An American Editor

January 18, 2011

MLK and His Memorial

Hopefully, in August 2011, on the anniversary of Martin Luther King, Jr.’s “I Have a Dream” speech, the memorial to him on the National Mall in Washington, DC, will be dedicated. I grew up under MLK’s influence, and I think he is one of the greatest Americans ever to be born. His memorial and its placement on the National Mall is well deserved.

But there is one thing that does bother me about the memorial, and I think it would raise a protest from Dr. King were he able to so protest: It is being sculpted in China!

I know money is what makes the universe go round, but didn’t anyone think about this when deciding who would do the sculpting and foundry work? First, China is not a free society. The Martin Luther King’s of China are suppressed and serving long prison sentences. Tiananmen Square is China’s Selma-to-Montgomery March and the Chinese response to the protestors in Tiananmen Square is China’s equivalent of America’s Bloody Sunday (March 7, 1965) —  with a major difference: Our free press system guaranteed continuous coverage of the civil rights movement, whereas China has successfully tamped down coverage and celebration of Tiananmen Square. Would Dr. King have approved of such a repressive regime creating his memorial? Personally, I think not.
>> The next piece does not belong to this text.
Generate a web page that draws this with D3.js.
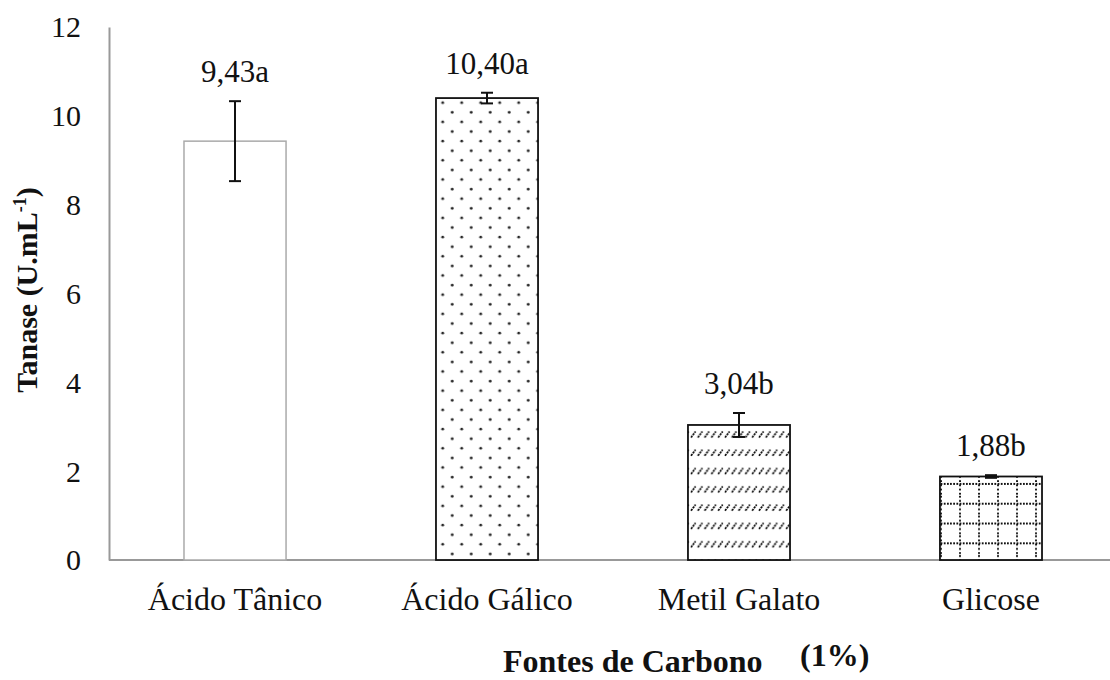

Second, and perhaps more important, wouldn’t Dr. King have wondered why American sculptors and foundries couldn’t have been found? After all, Dr. King sought to bring harmony to Americans of all races and creeds and probably would have viewed this project as another way to bring together Americans in a common cause.

I think having China create the memorial is an insult to Dr. King’s dream. Fortunately, this little tidbit of information will be forgotten quickly by visitors to his memorial and within minutes of the dedication the made-in-China label will have been consigned to the dustbin of little known historical facts.

Fortunately for America, Dr. King was not made in China.